Every year, between late April and early May, Kawachi Fujien Wisteria Garden dresses up in a royal purple garb. More than one 150 wisteria trees color up the blue sky and infuse the air with their intoxicating perfume. Kawachi Fujien’s private garden, established—in 1997—in pre-existing parkland, is located on the outskirts of Kitakyushu City. A short ride from Fukuoka Airport followed by another 15 minutes’ walk will take you to a world of fantasy. Beware of traffic congestion during the peak hours, which could cause a delay of up to a couple of hours. Public transport is infrequent, and rented car seems to be the best option for reaching there.

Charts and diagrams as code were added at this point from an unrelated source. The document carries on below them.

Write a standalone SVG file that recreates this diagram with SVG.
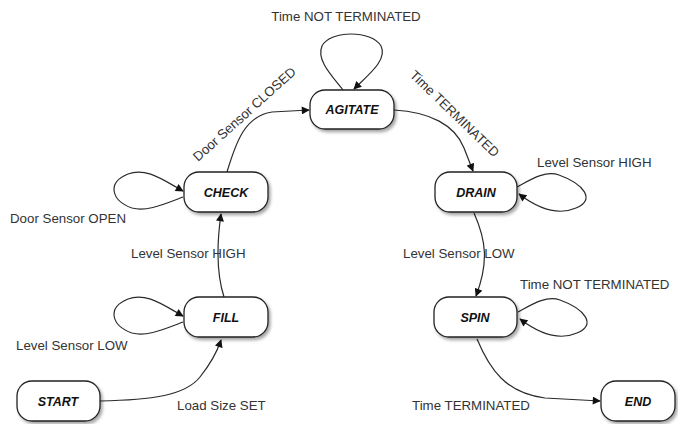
<svg xmlns="http://www.w3.org/2000/svg" width="678" height="424" viewBox="0 0 678 424">
<style>
.node rect.b{fill:#fff;stroke:#222;stroke-width:1.3}
.node text{font-family:"Liberation Sans",Arial,sans-serif;font-weight:bold;font-style:italic;font-size:12.5px;fill:#111;text-anchor:middle}
.lbl{font-family:"Liberation Sans",Arial,sans-serif;font-size:13.3px;fill:#333}
.e{fill:none;stroke:#2a2a2a;stroke-width:1.2;marker-end:url(#ah)}
</style>
<defs>
<marker id="ah" viewBox="0 0 10 10" refX="9" refY="5" markerWidth="9" markerHeight="8" markerUnits="userSpaceOnUse" orient="auto">
<path d="M0,0 L10,5 L0,10 z" fill="#111"/>
</marker>
<filter id="sh" x="-20%" y="-20%" width="140%" height="150%">
<feDropShadow dx="2" dy="2.5" stdDeviation="1.5" flood-color="#000" flood-opacity="0.35"/>
</filter>
</defs>
<rect width="678" height="424" fill="#fff"/>
<g id="connectors">
<path class="e" d="M100,401 C150,400 185,396 200,377 C212,362 217,352 221,340"/>
<path class="e" d="M224,297 C216,272 217,242 221,214"/>
<path class="e" d="M227,172 C236,142 245,116 272,112 L309,110"/>
<path class="e" d="M183,197 C162,205 146,212 132,208 C112,201 106,183 128,174 C146,167 163,180 183,191"/>
<path class="e" d="M183,322 C162,330 146,337 132,333 C112,326 106,308 128,299 C146,292 163,305 183,316"/>
<path class="e" d="M343,90 C332,76 316,60 322,46 C330,30 372,30 381,46 C388,60 368,75 354,89"/>
<path class="e" d="M394,110 C430,112 455,125 464,148 L473,171"/>
<path class="e" d="M517,187 C530,180 545,170 559,175 C584,184 596,200 576,208 C560,215 540,210 519,194"/>
<path class="e" d="M474,213 C486,240 489,262 476,296"/>
<path class="e" d="M518,312 C531,305 546,295 560,300 C585,309 597,325 577,333 C561,340 541,335 520,319"/>
<path class="e" d="M477,339 C490,370 506,393 545,398 L600,401"/>
</g>
<g id="labels">
<text class="lbl" x="346" y="21" text-anchor="middle">Time NOT TERMINATED</text>
<text class="lbl" transform="translate(198,162) rotate(-42)">Door Sensor CLOSED</text>
<text class="lbl" transform="translate(409,76) rotate(44)">Time TERMINATED</text>
<text class="lbl" x="537" y="167">Level Sensor HIGH</text>
<text class="lbl" x="10" y="223">Door Sensor OPEN</text>
<text class="lbl" x="131" y="258">Level Sensor HIGH</text>
<text class="lbl" x="16" y="350">Level Sensor LOW</text>
<text class="lbl" x="177" y="410">Load Size SET</text>
<text class="lbl" x="403" y="258">Level Sensor LOW</text>
<text class="lbl" x="520" y="289">Time NOT TERMINATED</text>
<text class="lbl" x="412" y="410">Time TERMINATED</text>
</g>
<g id="AGITATE" class="node"><rect class="b" x="310" y="90" width="84" height="39" rx="15" filter="url(#sh)"/><text x="352" y="114">AGITATE</text></g>
<g id="CHECK" class="node"><rect class="b" x="184" y="172" width="84" height="40" rx="15" filter="url(#sh)"/><text x="226" y="197">CHECK</text></g>
<g id="FILL" class="node"><rect class="b" x="184" y="297" width="84" height="40" rx="15" filter="url(#sh)"/><text x="226" y="322">FILL</text></g>
<g id="START" class="node"><rect class="b" x="17" y="381" width="83" height="40" rx="15" filter="url(#sh)"/><text x="58" y="406">START</text></g>
<g id="DRAIN" class="node"><rect class="b" x="435" y="172" width="82" height="40" rx="15" filter="url(#sh)"/><text x="476" y="197">DRAIN</text></g>
<g id="SPIN" class="node"><rect class="b" x="434" y="297" width="83" height="40" rx="15" filter="url(#sh)"/><text x="475" y="322">SPIN</text></g>
<g id="END" class="node"><rect class="b" x="601" y="381" width="74" height="40" rx="15" filter="url(#sh)"/><text x="638" y="406">END</text></g>
</svg>
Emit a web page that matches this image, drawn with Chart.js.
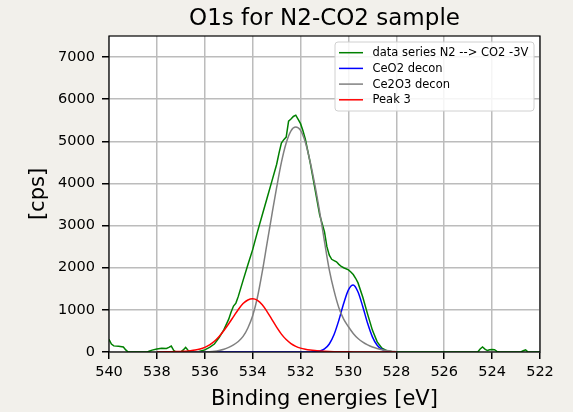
<!DOCTYPE html>
<html>
<head>
<meta charset="utf-8">
<title>O1s for N2-CO2 sample</title>
<script src="https://cdn.jsdelivr.net/npm/chart.js@4"></script>
<style>
  html, body { margin: 0; padding: 0; background: #f2f0eb; }
  canvas { display: block; }
</style>
</head>
<body>
<canvas id="chart" width="573" height="412"></canvas>
<script>
// Measured spectrum (binding energy in eV, counts per second)
const dataEnergy = [
  540.0, 539.9, 539.8, 539.6, 539.4, 539.3, 539.2, 538.4, 538.3, 538.2,
  538.0, 537.8, 537.6, 537.5, 537.4, 537.3, 537.2, 537.0, 536.9, 536.8,
  536.7, 536.6, 536.3, 536.2, 536.0, 535.8, 535.6, 535.4, 535.2, 535.0,
  534.9, 534.8, 534.7, 534.6, 534.4, 534.2, 534.0, 533.8, 533.6, 533.4,
  533.2, 533.0, 532.9, 532.8, 532.7, 532.6, 532.5, 532.4, 532.3, 532.2,
  532.1, 532.0, 531.9, 531.8, 531.6, 531.4, 531.2, 531.0, 530.9, 530.8,
  530.7, 530.6, 530.5, 530.4, 530.3, 530.2, 530.0, 529.9, 529.8, 529.7,
  529.6, 529.4, 529.2, 529.0, 528.8, 528.6, 528.4, 528.2, 528.0, 524.6,
  524.5, 524.4, 524.3, 524.2, 524.1, 524.0, 523.9, 523.8, 523.7, 522.8,
  522.7, 522.6, 522.5, 522.0
];
const dataCounts = [
  300, 190, 145, 135, 120, 50, 0, 0, 25, 45,
  70, 90, 85, 110, 140, 40, 0, 0, 50, 110,
  40, 0, 0, 20, 50, 110, 190, 340, 530, 780,
  950, 1090, 1160, 1320, 1700, 2070, 2430, 2850, 3250, 3650,
  4050, 4450, 4720, 4960, 5040, 5100, 5480, 5530, 5590, 5620,
  5520, 5420, 5250, 5050, 4500, 3880, 3250, 2850, 2500, 2300,
  2200, 2170, 2140, 2080, 2030, 2000, 1950, 1900, 1840, 1750,
  1640, 1300, 900, 520, 240, 90, 30, 10, 0, 0,
  70, 120, 70, 35, 55, 60, 55, 15, 0, 0,
  30, 50, 0, 0
];

// Energy grid of the fitted components (538.0 down to 528.0 eV)
const fitEnergy = [
  538.0, 537.8, 537.6, 537.4, 537.2, 537.0, 536.8, 536.6, 536.4, 536.2,
  536.0, 535.8, 535.6, 535.4, 535.2, 535.0, 534.8, 534.6, 534.4, 534.2,
  534.0, 533.8, 533.6, 533.4, 533.2, 533.0, 532.8, 532.6, 532.4, 532.2,
  532.0, 531.8, 531.6, 531.4, 531.2, 531.0, 530.8, 530.6, 530.4, 530.2,
  530.0, 529.8, 529.6, 529.4, 529.2, 529.0, 528.8, 528.6, 528.4, 528.2,
  528.0
];
const ceo2Counts = [
  0, 0, 0, 0, 0, 0, 0, 0, 0, 0,
  0, 0, 0, 0, 0, 0, 0, 0, 0, 0,
  0, 0, 0, 0, 0, 0, 0, 0, 0, 0,
  0, 0, 2, 6, 23, 72, 190, 415, 755, 1150,
  1475, 1590, 1425, 1075, 680, 360, 160, 60, 18, 5,
  0
];
const ce2o3Counts = [
  0, 0, 0, 0, 0, 0, 0, 0, 0, 0,
  2, 5, 15, 35, 65, 110, 170, 250, 370, 570,
  860, 1300, 1900, 2580, 3250, 3900, 4500, 4960, 5250, 5340,
  5260, 4980, 4520, 3960, 3320, 2620, 1950, 1450, 1050, 780,
  600, 440, 320, 235, 170, 120, 85, 55, 33, 18,
  8
];
const peak3Counts = [
  0, 2, 4, 6, 9, 14, 20, 30, 45, 70,
  110, 170, 255, 370, 510, 670, 840, 1010, 1150, 1235,
  1262, 1225, 1120, 960, 775, 590, 425, 295, 200, 135,
  92, 65, 46, 33, 24, 17, 12, 8, 6, 4,
  3, 2, 1, 1, 0, 0, 0, 0, 0, 0,
  0
];

// Axis ticks
const energyTicks = [540, 538, 536, 534, 532, 530, 528, 526, 524, 522];
const countTicks = [0, 1000, 2000, 3000, 4000, 5000, 6000, 7000];

const seriesLabels = ['data series N2 --> CO2 -3V', 'CeO2 decon', 'Ce2O3 decon', 'Peak 3'];
const seriesColors = ['#008000', '#0000ff', '#808080', '#ff0000'];

const FONT = '"DejaVu Sans", "Liberation Sans", sans-serif';

const toPoints = (xs, ys) => xs.map((x, i) => ({ x, y: ys[i] }));

// White plot area and black frame, like a matplotlib axes box
const axesBox = {
  id: 'axesBox',
  beforeDraw(chart) {
    const { ctx, chartArea: a } = chart;
    ctx.save();
    ctx.fillStyle = '#ffffff';
    ctx.fillRect(a.left, a.top, a.right - a.left, a.bottom - a.top);
    ctx.restore();
  },
  afterDraw(chart) {
    const { ctx, chartArea: a } = chart;
    ctx.save();
    ctx.strokeStyle = '#000000';
    ctx.lineWidth = 1.2;
    ctx.strokeRect(a.left, a.top, a.right - a.left, a.bottom - a.top);

    // title
    ctx.fillStyle = '#000000';
    ctx.font = '23px ' + FONT;
    ctx.textAlign = 'center';
    ctx.textBaseline = 'alphabetic';
    ctx.fillText('O1s for N2-CO2 sample', (a.left + a.right) / 2, 25);
    ctx.restore();
  }
};

// Legend box drawn inside the upper right corner of the plot
const innerLegend = {
  id: 'innerLegend',
  afterDatasetsDraw(chart) {
    const { ctx } = chart;
    const x = 335, y = 42, w = 199, h = 69, r = 3;
    ctx.save();
    ctx.beginPath();
    ctx.roundRect(x, y, w, h, r);
    ctx.fillStyle = 'rgba(255,255,255,0.85)';
    ctx.fill();
    ctx.strokeStyle = '#d0d0d0';
    ctx.lineWidth = 1;
    ctx.stroke();

    ctx.font = '11.5px ' + FONT;
    ctx.textBaseline = 'middle';
    ctx.textAlign = 'left';
    seriesLabels.forEach((label, i) => {
      const cy = 52.7 + i * 15.7;
      ctx.strokeStyle = seriesColors[i];
      ctx.lineWidth = 1.5;
      ctx.beginPath();
      ctx.moveTo(339, cy);
      ctx.lineTo(363, cy);
      ctx.stroke();
      ctx.fillStyle = '#000000';
      ctx.fillText(label, 372.5, cy + 0.5);
    });
    ctx.restore();
  }
};

const lineStyle = (i) => ({
  label: seriesLabels[i],
  borderColor: seriesColors[i],
  backgroundColor: seriesColors[i],
  borderWidth: 1.5,
  pointRadius: 0,
  fill: false,
  tension: 0
});

// fitted components are smooth curves
const fitStyle = (i) => ({ ...lineStyle(i), cubicInterpolationMode: 'monotone' });

const gridStyle = { color: '#bcbcbc', lineWidth: 1.5, tickColor: '#000000', tickLength: 7 };

new Chart(document.getElementById('chart'), {
  type: 'line',
  data: {
    datasets: [
      { ...lineStyle(0), data: toPoints(dataEnergy, dataCounts), order: 4 },
      { ...fitStyle(1), data: toPoints(fitEnergy, ceo2Counts), order: 3 },
      { ...fitStyle(2), data: toPoints(fitEnergy, ce2o3Counts), order: 2 },
      { ...fitStyle(3), data: toPoints(fitEnergy, peak3Counts), order: 1 }
    ]
  },
  options: {
    responsive: false,
    animation: false,
    layout: { padding: { top: 36, right: 33, left: 0, bottom: 0 } },
    plugins: {
      legend: { display: false },
      tooltip: { enabled: false },
      title: { display: false }
    },
    scales: {
      x: {
        type: 'linear',
        min: 522,
        max: 540,
        reverse: true,
        afterFit: (scale) => { scale.height = 60; },
        afterBuildTicks: (scale) => {
          scale.ticks = energyTicks.map(v => ({ value: v }));
        },
        border: { display: false },
        grid: gridStyle,
        ticks: {
          padding: 5,
          color: '#000000',
          font: { family: FONT, size: 14.5 },
          maxRotation: 0,
          autoSkip: false,
          callback: (v) => String(v)
        },
        title: {
          display: true,
          text: 'Binding energies [eV]',
          color: '#000000',
          font: { family: FONT, size: 21 },
          padding: { top: 0, bottom: 0 }
        }
      },
      y: {
        type: 'linear',
        min: 0,
        max: 7500,
        afterFit: (scale) => { scale.width = 109; },
        afterBuildTicks: (scale) => {
          scale.ticks = countTicks.map(v => ({ value: v }));
        },
        border: { display: false },
        grid: gridStyle,
        ticks: {
          padding: 7,
          color: '#000000',
          font: { family: FONT, size: 14.5 },
          autoSkip: false,
          callback: (v) => String(v)
        },
        title: {
          display: true,
          text: '[cps]',
          color: '#000000',
          font: { family: FONT, size: 21 },
          padding: { top: 26, bottom: 0 }
        }
      }
    }
  },
  plugins: [axesBox, innerLegend]
});
</script>
</body>
</html>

The shortness of the blooming season coupled with its increasing popularity draws people from across the globe to this corner of Japan. But be assured that an exhilarating scene dominated by drooping blossoms from century-old wisteria vines will dissipate the weariness of your journey if any. Many young lovebirds come here to take their sacred vows under the enchanting shade of these trees.
Hundreds of wisteria vines decorate a couple of extensive walkways creating beautiful arches. Large trellises are built to support the vines and create a most delicate canopy of flowers. Each tunnel opens up to a huge dome also decked up with blooming wisterias. Though the luster of pink and purple seem to be the magical colors of the amazing wisteria vines, those are not the only shades you’ll experience here. Close to two dozen different species lights up the bucolic terrain. Shades of blue, white, lilac, purple, pink and mauve create a most sumptuous chromatic feast.
Hanami or flower viewing is a well known Japanese tradition. Though nowadays it is mostly associated with viewing cherry, almond, and plum blossoms, wisterias also have a particular significance in the country’s culture. Through their work, artists like Katsushika Hokusai, Ogata Korin, and Shoson Ohara often pay homage to the beauty of wisterias. Japanese pottery and porcelain are frequently embellished with the most meticulously painted wisteria vines. Fuji Musume or Wisteria Maiden is still performed in Japan’s Kabuki Theater.
The park remains open only for a brief period during springtime. It reopens for a similarly short span of time in autumn. The blush of wisteria vines is then replaced with the intense colors of over 700 maple trees—another marvel of nature, another sight to behold.